DESCRIPTION OF THE TASK: Repeat every entry word for word, but leave the images out of your copy.

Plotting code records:
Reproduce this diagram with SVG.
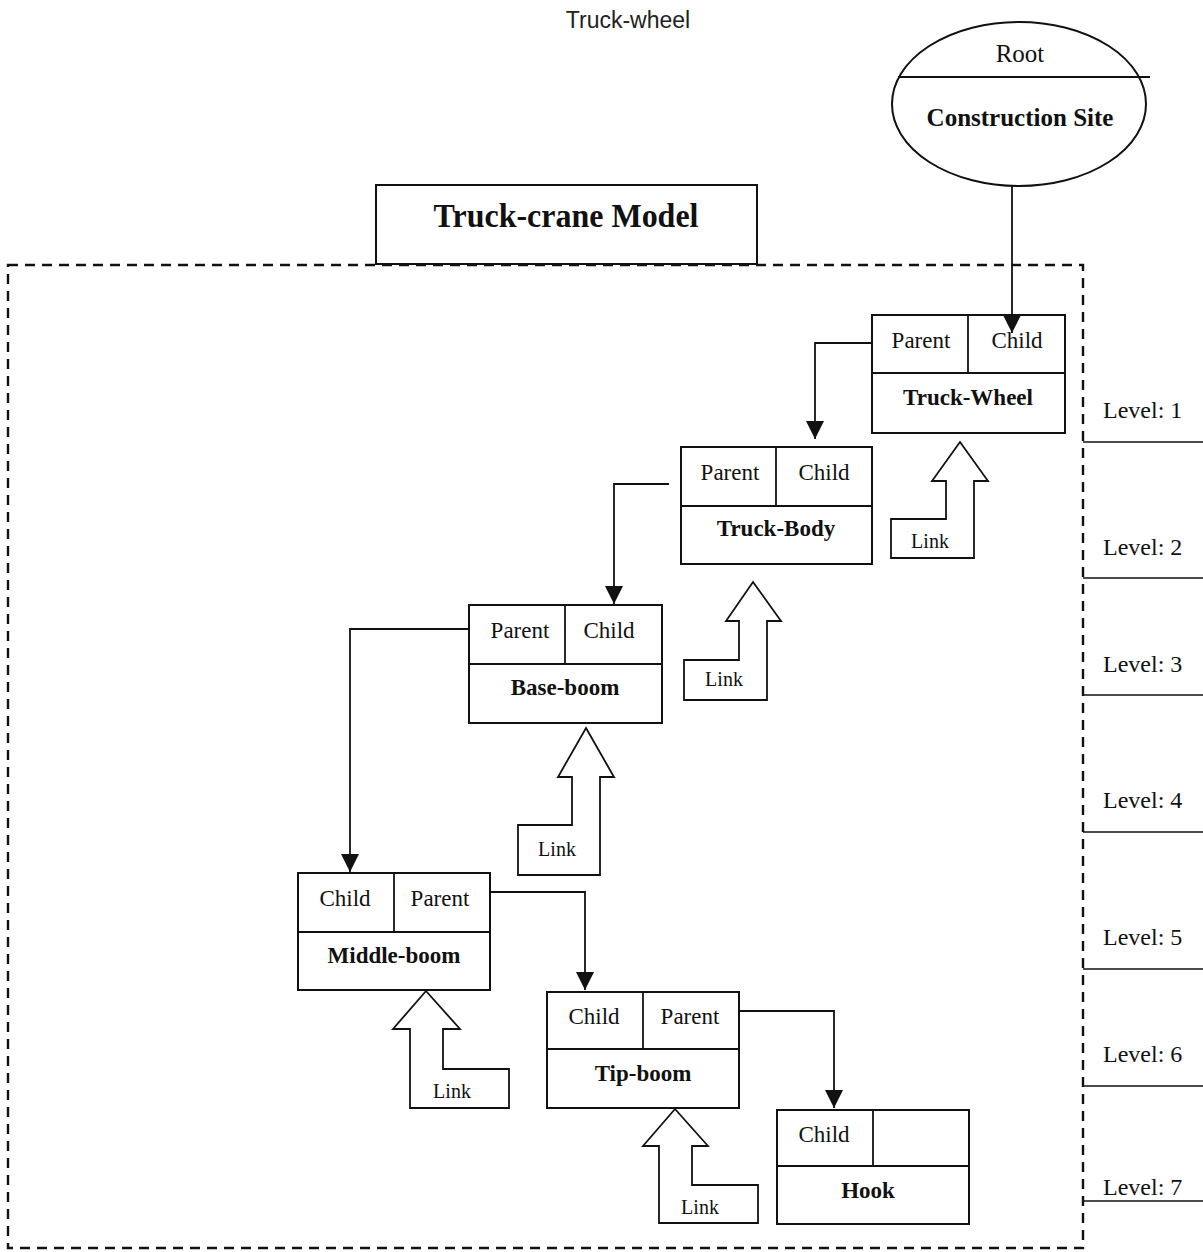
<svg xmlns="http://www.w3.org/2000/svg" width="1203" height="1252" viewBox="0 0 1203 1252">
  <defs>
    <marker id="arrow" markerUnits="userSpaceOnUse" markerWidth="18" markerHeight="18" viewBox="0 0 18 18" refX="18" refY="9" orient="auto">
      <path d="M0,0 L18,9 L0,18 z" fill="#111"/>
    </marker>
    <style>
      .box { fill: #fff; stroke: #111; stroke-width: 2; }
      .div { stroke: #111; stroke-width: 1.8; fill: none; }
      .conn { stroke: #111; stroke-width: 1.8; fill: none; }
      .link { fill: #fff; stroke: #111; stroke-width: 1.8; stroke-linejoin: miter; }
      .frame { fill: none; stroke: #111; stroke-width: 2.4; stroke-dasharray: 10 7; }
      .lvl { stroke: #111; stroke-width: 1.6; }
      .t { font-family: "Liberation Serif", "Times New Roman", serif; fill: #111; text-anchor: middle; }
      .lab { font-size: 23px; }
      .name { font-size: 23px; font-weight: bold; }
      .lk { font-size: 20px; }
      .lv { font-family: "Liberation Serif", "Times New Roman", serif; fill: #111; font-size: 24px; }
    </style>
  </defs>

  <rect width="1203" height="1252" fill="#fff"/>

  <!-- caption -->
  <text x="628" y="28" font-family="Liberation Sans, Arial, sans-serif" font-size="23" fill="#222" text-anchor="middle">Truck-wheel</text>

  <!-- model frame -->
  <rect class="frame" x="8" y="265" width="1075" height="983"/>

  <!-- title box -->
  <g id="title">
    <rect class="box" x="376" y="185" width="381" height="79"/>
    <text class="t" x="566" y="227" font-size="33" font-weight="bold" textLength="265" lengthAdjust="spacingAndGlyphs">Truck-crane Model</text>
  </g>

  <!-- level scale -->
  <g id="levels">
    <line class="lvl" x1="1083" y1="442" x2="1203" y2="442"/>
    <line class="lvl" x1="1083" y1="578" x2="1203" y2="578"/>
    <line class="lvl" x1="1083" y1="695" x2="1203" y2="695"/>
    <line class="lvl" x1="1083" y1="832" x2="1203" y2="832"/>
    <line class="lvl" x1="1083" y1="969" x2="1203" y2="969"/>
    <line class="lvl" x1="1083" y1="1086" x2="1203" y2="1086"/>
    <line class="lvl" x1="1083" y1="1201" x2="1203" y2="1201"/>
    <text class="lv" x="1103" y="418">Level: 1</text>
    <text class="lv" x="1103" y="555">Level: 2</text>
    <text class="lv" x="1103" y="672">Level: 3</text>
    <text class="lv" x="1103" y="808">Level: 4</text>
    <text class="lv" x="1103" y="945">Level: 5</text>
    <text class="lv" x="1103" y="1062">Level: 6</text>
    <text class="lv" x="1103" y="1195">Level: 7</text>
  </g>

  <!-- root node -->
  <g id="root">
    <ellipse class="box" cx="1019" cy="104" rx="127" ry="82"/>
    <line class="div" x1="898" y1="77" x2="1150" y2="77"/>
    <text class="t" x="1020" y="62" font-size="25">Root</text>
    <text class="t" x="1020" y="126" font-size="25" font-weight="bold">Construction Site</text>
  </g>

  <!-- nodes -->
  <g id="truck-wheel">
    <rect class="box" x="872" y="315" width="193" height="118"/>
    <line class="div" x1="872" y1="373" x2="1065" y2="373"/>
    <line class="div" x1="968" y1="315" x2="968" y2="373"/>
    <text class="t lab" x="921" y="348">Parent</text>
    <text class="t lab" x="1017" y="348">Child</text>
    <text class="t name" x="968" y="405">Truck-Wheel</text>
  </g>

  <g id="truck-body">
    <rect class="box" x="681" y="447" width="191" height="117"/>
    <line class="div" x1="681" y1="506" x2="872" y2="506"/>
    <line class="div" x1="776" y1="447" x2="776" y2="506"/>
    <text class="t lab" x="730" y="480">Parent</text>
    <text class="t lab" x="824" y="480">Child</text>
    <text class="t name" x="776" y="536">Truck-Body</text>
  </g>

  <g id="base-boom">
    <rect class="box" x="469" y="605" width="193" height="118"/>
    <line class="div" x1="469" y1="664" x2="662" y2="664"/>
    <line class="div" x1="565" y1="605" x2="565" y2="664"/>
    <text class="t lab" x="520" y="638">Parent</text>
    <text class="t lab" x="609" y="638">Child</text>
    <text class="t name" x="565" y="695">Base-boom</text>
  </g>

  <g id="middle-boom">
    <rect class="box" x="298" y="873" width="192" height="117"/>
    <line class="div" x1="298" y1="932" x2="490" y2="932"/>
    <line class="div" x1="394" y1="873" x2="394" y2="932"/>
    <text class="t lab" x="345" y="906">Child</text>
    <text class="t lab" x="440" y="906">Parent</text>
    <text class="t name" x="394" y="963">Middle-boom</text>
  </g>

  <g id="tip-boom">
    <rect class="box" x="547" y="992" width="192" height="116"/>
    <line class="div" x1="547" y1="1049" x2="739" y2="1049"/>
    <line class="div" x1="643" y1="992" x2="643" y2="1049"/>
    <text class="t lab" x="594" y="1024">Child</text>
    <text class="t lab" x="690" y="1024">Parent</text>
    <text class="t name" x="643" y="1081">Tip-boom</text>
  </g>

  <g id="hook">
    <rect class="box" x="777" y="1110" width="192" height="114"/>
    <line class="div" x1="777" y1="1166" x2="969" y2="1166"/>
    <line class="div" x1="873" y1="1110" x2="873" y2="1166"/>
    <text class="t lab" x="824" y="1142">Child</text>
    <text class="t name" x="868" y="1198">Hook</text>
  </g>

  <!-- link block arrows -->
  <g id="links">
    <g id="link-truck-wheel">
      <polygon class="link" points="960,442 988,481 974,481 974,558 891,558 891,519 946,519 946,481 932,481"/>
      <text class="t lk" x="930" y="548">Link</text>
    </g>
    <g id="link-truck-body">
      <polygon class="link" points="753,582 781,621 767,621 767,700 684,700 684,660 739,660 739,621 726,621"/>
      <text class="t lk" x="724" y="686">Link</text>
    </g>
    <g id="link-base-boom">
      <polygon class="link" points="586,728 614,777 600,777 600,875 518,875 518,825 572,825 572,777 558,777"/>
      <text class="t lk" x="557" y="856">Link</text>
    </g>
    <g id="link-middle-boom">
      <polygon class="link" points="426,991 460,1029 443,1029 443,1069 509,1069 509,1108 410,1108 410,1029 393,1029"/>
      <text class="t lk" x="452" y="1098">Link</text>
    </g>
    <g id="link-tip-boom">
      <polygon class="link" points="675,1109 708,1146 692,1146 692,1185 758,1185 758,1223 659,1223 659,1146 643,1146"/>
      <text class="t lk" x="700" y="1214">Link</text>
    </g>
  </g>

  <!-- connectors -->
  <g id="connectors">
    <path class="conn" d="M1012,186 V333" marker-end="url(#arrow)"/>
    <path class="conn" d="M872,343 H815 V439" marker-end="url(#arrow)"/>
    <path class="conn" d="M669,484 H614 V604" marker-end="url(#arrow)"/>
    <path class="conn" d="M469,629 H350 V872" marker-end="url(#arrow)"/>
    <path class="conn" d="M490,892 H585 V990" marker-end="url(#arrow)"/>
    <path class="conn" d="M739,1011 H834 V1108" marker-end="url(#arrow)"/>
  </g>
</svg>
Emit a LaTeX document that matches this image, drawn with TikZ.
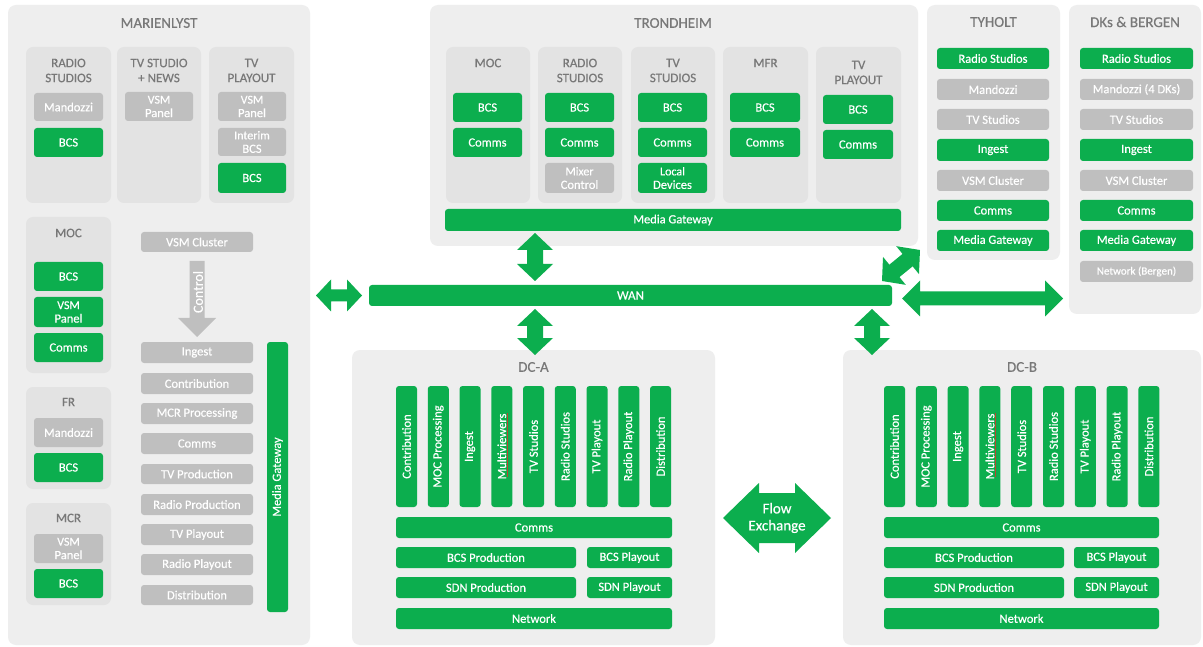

EXERCISE RESPONSE:
Reproduce this diagram with SVG.
<svg xmlns="http://www.w3.org/2000/svg" width="1203" height="1252" viewBox="0 0 1203 1252">
  <defs>
    <marker id="arrow" markerUnits="userSpaceOnUse" markerWidth="18" markerHeight="18" viewBox="0 0 18 18" refX="18" refY="9" orient="auto">
      <path d="M0,0 L18,9 L0,18 z" fill="#111"/>
    </marker>
    <style>
      .box { fill: #fff; stroke: #111; stroke-width: 2; }
      .div { stroke: #111; stroke-width: 1.8; fill: none; }
      .conn { stroke: #111; stroke-width: 1.8; fill: none; }
      .link { fill: #fff; stroke: #111; stroke-width: 1.8; stroke-linejoin: miter; }
      .frame { fill: none; stroke: #111; stroke-width: 2.4; stroke-dasharray: 10 7; }
      .lvl { stroke: #111; stroke-width: 1.6; }
      .t { font-family: "Liberation Serif", "Times New Roman", serif; fill: #111; text-anchor: middle; }
      .lab { font-size: 23px; }
      .name { font-size: 23px; font-weight: bold; }
      .lk { font-size: 20px; }
      .lv { font-family: "Liberation Serif", "Times New Roman", serif; fill: #111; font-size: 24px; }
    </style>
  </defs>

  <rect width="1203" height="1252" fill="#fff"/>

  <!-- caption -->
  <text x="628" y="28" font-family="Liberation Sans, Arial, sans-serif" font-size="23" fill="#222" text-anchor="middle">Truck-wheel</text>

  <!-- model frame -->
  <rect class="frame" x="8" y="265" width="1075" height="983"/>

  <!-- title box -->
  <g id="title">
    <rect class="box" x="376" y="185" width="381" height="79"/>
    <text class="t" x="566" y="227" font-size="33" font-weight="bold" textLength="265" lengthAdjust="spacingAndGlyphs">Truck-crane Model</text>
  </g>

  <!-- level scale -->
  <g id="levels">
    <line class="lvl" x1="1083" y1="442" x2="1203" y2="442"/>
    <line class="lvl" x1="1083" y1="578" x2="1203" y2="578"/>
    <line class="lvl" x1="1083" y1="695" x2="1203" y2="695"/>
    <line class="lvl" x1="1083" y1="832" x2="1203" y2="832"/>
    <line class="lvl" x1="1083" y1="969" x2="1203" y2="969"/>
    <line class="lvl" x1="1083" y1="1086" x2="1203" y2="1086"/>
    <line class="lvl" x1="1083" y1="1201" x2="1203" y2="1201"/>
    <text class="lv" x="1103" y="418">Level: 1</text>
    <text class="lv" x="1103" y="555">Level: 2</text>
    <text class="lv" x="1103" y="672">Level: 3</text>
    <text class="lv" x="1103" y="808">Level: 4</text>
    <text class="lv" x="1103" y="945">Level: 5</text>
    <text class="lv" x="1103" y="1062">Level: 6</text>
    <text class="lv" x="1103" y="1195">Level: 7</text>
  </g>

  <!-- root node -->
  <g id="root">
    <ellipse class="box" cx="1019" cy="104" rx="127" ry="82"/>
    <line class="div" x1="898" y1="77" x2="1150" y2="77"/>
    <text class="t" x="1020" y="62" font-size="25">Root</text>
    <text class="t" x="1020" y="126" font-size="25" font-weight="bold">Construction Site</text>
  </g>

  <!-- nodes -->
  <g id="truck-wheel">
    <rect class="box" x="872" y="315" width="193" height="118"/>
    <line class="div" x1="872" y1="373" x2="1065" y2="373"/>
    <line class="div" x1="968" y1="315" x2="968" y2="373"/>
    <text class="t lab" x="921" y="348">Parent</text>
    <text class="t lab" x="1017" y="348">Child</text>
    <text class="t name" x="968" y="405">Truck-Wheel</text>
  </g>

  <g id="truck-body">
    <rect class="box" x="681" y="447" width="191" height="117"/>
    <line class="div" x1="681" y1="506" x2="872" y2="506"/>
    <line class="div" x1="776" y1="447" x2="776" y2="506"/>
    <text class="t lab" x="730" y="480">Parent</text>
    <text class="t lab" x="824" y="480">Child</text>
    <text class="t name" x="776" y="536">Truck-Body</text>
  </g>

  <g id="base-boom">
    <rect class="box" x="469" y="605" width="193" height="118"/>
    <line class="div" x1="469" y1="664" x2="662" y2="664"/>
    <line class="div" x1="565" y1="605" x2="565" y2="664"/>
    <text class="t lab" x="520" y="638">Parent</text>
    <text class="t lab" x="609" y="638">Child</text>
    <text class="t name" x="565" y="695">Base-boom</text>
  </g>

  <g id="middle-boom">
    <rect class="box" x="298" y="873" width="192" height="117"/>
    <line class="div" x1="298" y1="932" x2="490" y2="932"/>
    <line class="div" x1="394" y1="873" x2="394" y2="932"/>
    <text class="t lab" x="345" y="906">Child</text>
    <text class="t lab" x="440" y="906">Parent</text>
    <text class="t name" x="394" y="963">Middle-boom</text>
  </g>

  <g id="tip-boom">
    <rect class="box" x="547" y="992" width="192" height="116"/>
    <line class="div" x1="547" y1="1049" x2="739" y2="1049"/>
    <line class="div" x1="643" y1="992" x2="643" y2="1049"/>
    <text class="t lab" x="594" y="1024">Child</text>
    <text class="t lab" x="690" y="1024">Parent</text>
    <text class="t name" x="643" y="1081">Tip-boom</text>
  </g>

  <g id="hook">
    <rect class="box" x="777" y="1110" width="192" height="114"/>
    <line class="div" x1="777" y1="1166" x2="969" y2="1166"/>
    <line class="div" x1="873" y1="1110" x2="873" y2="1166"/>
    <text class="t lab" x="824" y="1142">Child</text>
    <text class="t name" x="868" y="1198">Hook</text>
  </g>

  <!-- link block arrows -->
  <g id="links">
    <g id="link-truck-wheel">
      <polygon class="link" points="960,442 988,481 974,481 974,558 891,558 891,519 946,519 946,481 932,481"/>
      <text class="t lk" x="930" y="548">Link</text>
    </g>
    <g id="link-truck-body">
      <polygon class="link" points="753,582 781,621 767,621 767,700 684,700 684,660 739,660 739,621 726,621"/>
      <text class="t lk" x="724" y="686">Link</text>
    </g>
    <g id="link-base-boom">
      <polygon class="link" points="586,728 614,777 600,777 600,875 518,875 518,825 572,825 572,777 558,777"/>
      <text class="t lk" x="557" y="856">Link</text>
    </g>
    <g id="link-middle-boom">
      <polygon class="link" points="426,991 460,1029 443,1029 443,1069 509,1069 509,1108 410,1108 410,1029 393,1029"/>
      <text class="t lk" x="452" y="1098">Link</text>
    </g>
    <g id="link-tip-boom">
      <polygon class="link" points="675,1109 708,1146 692,1146 692,1185 758,1185 758,1223 659,1223 659,1146 643,1146"/>
      <text class="t lk" x="700" y="1214">Link</text>
    </g>
  </g>

  <!-- connectors -->
  <g id="connectors">
    <path class="conn" d="M1012,186 V333" marker-end="url(#arrow)"/>
    <path class="conn" d="M872,343 H815 V439" marker-end="url(#arrow)"/>
    <path class="conn" d="M669,484 H614 V604" marker-end="url(#arrow)"/>
    <path class="conn" d="M469,629 H350 V872" marker-end="url(#arrow)"/>
    <path class="conn" d="M490,892 H585 V990" marker-end="url(#arrow)"/>
    <path class="conn" d="M739,1011 H834 V1108" marker-end="url(#arrow)"/>
  </g>
</svg>
Emit a LaTeX document that matches this image, drawn with TikZ.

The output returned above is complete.